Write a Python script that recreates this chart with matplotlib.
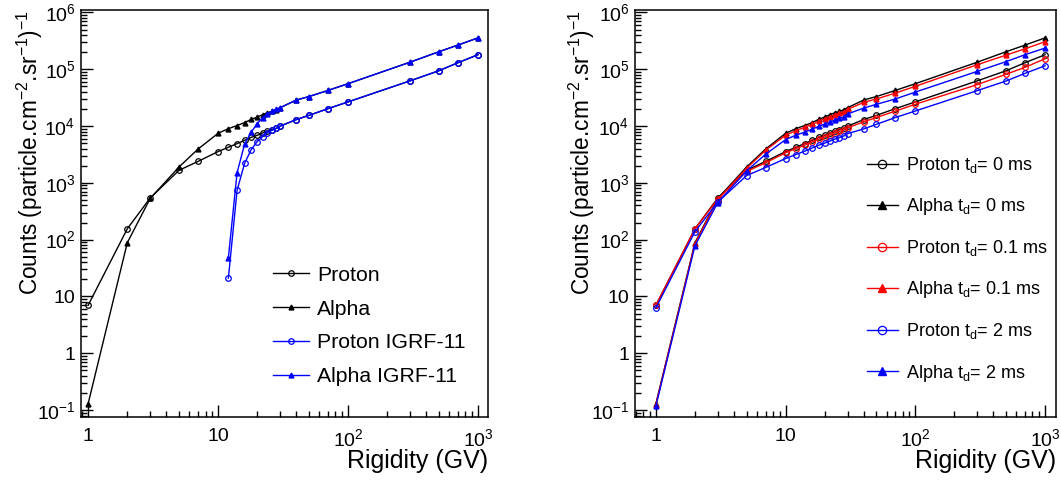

...

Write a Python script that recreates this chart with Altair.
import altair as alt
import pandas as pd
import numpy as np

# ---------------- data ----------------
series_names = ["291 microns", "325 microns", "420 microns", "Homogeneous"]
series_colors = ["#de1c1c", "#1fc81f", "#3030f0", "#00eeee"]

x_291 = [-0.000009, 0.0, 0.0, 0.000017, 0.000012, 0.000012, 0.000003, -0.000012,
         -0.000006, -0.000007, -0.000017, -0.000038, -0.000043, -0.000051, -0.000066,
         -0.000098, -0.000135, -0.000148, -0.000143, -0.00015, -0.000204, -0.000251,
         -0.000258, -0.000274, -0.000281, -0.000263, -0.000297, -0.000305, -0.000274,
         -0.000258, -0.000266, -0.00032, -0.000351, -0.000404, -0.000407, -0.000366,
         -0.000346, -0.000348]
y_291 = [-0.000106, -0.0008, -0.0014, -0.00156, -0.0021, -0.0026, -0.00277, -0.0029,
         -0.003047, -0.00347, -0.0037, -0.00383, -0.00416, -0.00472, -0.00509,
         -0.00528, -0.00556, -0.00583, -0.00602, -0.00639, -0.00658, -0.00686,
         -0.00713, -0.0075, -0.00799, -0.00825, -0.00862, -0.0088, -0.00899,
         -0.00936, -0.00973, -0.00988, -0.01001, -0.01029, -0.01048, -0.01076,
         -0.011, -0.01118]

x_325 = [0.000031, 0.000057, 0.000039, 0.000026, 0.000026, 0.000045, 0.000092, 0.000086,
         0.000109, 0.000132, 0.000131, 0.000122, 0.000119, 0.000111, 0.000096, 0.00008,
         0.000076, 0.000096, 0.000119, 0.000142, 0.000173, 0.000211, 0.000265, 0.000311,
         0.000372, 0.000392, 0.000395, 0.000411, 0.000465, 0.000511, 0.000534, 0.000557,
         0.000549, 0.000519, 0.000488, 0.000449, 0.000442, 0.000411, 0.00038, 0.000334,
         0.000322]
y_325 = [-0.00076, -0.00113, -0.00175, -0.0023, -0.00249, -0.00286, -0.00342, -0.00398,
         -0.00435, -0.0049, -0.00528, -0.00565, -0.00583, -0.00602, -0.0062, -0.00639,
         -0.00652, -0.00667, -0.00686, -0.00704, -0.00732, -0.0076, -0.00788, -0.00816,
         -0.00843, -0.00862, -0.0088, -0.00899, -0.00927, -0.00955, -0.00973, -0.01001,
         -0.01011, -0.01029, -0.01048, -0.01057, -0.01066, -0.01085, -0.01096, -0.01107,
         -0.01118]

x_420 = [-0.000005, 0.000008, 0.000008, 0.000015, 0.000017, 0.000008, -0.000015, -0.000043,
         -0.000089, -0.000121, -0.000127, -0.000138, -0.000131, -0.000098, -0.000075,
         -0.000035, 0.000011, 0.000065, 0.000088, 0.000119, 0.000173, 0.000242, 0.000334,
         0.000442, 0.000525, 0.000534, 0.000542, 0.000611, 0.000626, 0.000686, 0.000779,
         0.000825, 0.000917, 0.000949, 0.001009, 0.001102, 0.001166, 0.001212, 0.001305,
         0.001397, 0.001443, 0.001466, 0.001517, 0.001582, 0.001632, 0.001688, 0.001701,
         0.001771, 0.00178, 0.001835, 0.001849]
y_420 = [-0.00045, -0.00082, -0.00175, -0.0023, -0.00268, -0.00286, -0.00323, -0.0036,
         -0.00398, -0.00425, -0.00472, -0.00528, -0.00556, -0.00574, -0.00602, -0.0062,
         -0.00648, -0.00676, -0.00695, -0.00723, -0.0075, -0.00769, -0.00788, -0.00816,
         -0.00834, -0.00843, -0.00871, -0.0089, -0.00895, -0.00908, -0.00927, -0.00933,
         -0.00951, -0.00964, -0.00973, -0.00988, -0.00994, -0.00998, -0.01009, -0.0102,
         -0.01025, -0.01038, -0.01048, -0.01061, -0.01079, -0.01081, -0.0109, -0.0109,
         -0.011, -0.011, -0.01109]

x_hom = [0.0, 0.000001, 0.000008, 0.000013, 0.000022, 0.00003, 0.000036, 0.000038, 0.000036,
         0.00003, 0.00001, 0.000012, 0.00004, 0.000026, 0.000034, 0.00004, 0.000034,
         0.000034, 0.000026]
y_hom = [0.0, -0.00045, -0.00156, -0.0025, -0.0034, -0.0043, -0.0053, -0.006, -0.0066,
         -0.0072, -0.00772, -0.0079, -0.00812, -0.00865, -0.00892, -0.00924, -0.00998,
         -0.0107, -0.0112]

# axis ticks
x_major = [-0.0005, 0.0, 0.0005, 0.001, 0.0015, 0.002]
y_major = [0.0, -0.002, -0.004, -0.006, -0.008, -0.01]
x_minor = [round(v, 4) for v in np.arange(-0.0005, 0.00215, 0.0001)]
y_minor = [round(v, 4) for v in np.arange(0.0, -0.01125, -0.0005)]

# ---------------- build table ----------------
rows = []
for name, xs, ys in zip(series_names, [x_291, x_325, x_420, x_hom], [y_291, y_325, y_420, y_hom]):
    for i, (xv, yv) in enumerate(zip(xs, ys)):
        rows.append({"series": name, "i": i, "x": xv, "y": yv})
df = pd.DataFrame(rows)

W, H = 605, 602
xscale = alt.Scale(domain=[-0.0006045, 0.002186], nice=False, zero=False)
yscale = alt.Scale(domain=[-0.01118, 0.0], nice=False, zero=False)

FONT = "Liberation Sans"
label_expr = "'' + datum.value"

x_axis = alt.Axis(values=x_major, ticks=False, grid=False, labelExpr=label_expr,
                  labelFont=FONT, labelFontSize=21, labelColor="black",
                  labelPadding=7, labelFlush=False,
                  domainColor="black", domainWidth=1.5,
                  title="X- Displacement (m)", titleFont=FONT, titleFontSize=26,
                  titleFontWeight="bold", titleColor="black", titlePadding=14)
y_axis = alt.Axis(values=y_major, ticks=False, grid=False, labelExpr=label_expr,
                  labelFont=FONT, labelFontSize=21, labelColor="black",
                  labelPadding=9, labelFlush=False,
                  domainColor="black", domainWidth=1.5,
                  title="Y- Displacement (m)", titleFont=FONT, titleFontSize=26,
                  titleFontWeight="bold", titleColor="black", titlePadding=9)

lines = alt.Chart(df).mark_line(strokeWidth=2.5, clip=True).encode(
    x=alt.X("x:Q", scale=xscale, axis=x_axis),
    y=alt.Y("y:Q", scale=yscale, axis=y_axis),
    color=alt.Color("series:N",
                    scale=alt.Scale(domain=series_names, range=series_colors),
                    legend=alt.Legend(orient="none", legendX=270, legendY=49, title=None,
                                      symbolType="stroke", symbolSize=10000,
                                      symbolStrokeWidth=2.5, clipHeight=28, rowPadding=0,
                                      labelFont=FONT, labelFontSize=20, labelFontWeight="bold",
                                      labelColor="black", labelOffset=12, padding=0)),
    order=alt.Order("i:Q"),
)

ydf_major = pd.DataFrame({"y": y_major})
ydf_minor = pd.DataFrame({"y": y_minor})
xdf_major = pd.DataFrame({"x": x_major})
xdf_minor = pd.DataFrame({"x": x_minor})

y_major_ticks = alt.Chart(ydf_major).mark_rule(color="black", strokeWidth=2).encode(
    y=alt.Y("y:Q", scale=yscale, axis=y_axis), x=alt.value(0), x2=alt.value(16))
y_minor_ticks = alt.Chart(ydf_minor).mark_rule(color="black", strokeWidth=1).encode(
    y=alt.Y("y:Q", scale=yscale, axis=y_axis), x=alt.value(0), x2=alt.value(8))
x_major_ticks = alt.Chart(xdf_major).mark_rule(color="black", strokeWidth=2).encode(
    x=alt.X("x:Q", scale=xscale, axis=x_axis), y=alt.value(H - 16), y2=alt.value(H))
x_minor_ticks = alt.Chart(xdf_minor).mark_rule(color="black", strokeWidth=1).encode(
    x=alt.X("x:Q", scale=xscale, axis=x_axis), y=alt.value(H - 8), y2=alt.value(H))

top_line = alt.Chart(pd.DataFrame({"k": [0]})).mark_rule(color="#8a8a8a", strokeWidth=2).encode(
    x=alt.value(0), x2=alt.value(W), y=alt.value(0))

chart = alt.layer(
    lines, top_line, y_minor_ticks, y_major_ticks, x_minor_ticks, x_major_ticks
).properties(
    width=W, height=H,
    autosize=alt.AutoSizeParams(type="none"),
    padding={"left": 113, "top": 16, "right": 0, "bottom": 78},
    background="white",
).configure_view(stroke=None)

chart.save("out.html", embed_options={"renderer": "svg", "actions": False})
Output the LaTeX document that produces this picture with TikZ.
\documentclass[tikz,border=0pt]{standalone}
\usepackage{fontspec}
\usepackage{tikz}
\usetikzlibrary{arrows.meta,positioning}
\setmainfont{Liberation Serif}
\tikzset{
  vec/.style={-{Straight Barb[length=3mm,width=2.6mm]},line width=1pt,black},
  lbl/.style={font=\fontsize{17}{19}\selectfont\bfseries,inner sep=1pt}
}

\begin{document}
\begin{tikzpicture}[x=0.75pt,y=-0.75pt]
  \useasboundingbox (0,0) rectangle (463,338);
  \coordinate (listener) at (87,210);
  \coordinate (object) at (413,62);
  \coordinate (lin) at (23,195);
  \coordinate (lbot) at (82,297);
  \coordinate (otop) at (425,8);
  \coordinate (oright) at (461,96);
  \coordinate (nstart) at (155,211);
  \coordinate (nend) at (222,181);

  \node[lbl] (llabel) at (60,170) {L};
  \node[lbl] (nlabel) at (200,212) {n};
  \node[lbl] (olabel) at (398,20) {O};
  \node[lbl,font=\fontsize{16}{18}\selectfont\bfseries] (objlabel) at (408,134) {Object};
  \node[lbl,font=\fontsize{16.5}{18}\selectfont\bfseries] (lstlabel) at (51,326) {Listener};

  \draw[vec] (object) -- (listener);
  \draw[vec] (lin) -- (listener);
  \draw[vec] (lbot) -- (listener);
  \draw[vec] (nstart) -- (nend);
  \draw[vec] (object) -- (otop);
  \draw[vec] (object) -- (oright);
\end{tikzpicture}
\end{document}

==

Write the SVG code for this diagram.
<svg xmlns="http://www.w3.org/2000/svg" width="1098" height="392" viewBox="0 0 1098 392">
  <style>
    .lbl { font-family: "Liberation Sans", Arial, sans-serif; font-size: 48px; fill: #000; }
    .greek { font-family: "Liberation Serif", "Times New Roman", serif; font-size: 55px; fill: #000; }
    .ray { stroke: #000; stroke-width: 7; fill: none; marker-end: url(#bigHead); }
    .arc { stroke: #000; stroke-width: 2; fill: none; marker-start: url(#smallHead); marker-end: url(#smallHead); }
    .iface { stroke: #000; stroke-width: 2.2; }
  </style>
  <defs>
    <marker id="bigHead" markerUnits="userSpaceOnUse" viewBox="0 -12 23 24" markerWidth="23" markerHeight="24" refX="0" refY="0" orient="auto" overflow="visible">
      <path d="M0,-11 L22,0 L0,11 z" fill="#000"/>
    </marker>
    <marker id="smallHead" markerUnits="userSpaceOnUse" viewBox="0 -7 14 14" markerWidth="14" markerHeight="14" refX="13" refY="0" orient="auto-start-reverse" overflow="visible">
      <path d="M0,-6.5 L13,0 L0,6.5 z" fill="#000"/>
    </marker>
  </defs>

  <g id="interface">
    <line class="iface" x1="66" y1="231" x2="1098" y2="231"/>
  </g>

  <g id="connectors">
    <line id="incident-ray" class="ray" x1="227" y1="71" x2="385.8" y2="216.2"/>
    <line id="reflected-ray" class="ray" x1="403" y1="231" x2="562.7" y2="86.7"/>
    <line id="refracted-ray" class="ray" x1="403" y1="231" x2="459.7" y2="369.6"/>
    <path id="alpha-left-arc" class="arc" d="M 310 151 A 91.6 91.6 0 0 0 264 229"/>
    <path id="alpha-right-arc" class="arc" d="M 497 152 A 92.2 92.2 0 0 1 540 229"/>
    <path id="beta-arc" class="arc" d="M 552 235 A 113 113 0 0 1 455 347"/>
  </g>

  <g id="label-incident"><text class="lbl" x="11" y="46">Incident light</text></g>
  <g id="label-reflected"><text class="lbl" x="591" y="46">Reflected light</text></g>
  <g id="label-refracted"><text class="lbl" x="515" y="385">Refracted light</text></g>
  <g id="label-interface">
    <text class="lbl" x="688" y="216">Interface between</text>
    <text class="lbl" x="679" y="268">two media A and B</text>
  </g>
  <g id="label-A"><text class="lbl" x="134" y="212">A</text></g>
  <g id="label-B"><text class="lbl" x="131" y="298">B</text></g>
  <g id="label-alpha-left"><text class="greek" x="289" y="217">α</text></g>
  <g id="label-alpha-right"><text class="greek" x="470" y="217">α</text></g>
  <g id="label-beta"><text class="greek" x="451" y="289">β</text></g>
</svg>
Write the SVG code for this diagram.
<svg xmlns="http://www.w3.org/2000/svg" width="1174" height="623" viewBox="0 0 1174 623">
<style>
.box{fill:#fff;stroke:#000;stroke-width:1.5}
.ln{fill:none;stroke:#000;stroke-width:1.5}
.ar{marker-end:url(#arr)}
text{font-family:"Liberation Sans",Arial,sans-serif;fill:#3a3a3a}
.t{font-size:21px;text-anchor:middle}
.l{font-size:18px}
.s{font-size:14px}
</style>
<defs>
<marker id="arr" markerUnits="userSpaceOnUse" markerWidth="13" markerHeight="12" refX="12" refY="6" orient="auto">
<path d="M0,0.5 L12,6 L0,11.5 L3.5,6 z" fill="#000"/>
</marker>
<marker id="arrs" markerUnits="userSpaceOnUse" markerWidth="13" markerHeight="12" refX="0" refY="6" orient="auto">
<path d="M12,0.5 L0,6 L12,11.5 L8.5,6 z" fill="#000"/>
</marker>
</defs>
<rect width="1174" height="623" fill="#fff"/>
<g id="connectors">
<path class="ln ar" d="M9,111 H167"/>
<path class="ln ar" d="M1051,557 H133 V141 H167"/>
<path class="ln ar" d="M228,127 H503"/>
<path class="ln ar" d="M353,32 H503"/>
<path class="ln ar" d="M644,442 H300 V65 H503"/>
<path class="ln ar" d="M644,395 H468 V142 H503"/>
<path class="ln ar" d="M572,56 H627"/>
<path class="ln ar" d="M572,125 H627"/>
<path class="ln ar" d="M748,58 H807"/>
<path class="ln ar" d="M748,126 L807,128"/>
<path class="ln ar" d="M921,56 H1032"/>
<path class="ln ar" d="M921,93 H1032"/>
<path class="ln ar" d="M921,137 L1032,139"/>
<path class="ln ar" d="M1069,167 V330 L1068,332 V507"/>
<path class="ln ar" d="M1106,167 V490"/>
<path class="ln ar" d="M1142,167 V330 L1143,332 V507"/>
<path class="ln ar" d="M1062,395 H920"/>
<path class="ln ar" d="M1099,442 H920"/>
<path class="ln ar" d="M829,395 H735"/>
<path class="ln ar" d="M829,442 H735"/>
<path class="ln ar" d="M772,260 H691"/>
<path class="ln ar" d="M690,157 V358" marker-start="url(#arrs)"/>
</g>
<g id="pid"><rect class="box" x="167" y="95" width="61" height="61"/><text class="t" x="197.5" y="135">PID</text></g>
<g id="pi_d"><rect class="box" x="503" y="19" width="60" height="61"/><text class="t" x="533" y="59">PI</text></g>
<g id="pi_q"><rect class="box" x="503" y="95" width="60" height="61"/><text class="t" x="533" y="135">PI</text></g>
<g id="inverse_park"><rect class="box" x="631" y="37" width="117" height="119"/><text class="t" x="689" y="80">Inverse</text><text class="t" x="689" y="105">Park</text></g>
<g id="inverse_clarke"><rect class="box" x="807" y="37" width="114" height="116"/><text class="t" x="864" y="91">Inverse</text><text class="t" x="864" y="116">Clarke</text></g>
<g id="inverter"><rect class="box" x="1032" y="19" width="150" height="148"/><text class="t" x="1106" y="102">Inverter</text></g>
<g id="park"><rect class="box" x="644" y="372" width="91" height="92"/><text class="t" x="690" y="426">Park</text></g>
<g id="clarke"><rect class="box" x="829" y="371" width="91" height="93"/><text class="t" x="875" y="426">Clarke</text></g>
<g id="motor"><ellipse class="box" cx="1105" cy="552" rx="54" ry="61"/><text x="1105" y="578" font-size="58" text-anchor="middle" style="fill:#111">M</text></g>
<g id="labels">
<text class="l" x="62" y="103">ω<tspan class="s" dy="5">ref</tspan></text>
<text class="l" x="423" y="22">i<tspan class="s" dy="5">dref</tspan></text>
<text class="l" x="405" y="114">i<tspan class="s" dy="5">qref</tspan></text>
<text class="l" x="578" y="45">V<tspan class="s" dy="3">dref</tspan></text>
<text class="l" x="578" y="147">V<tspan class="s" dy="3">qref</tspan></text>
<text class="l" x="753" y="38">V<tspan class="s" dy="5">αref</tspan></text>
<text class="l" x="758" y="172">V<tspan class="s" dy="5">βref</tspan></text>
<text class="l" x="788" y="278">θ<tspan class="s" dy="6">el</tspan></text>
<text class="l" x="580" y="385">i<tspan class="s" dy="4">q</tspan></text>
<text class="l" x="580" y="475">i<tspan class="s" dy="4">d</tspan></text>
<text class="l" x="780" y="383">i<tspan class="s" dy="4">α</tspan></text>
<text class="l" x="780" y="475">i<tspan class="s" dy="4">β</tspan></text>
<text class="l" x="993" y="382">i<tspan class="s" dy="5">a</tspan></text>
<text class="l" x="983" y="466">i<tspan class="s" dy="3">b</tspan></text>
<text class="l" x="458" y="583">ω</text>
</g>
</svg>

- _Do this_: Using the listing above, list every line in which the string "script" occurs.

- _Solution_:
Write a Python script that recreates this chart with matplotlib.
Write a Python script that recreates this chart with Altair.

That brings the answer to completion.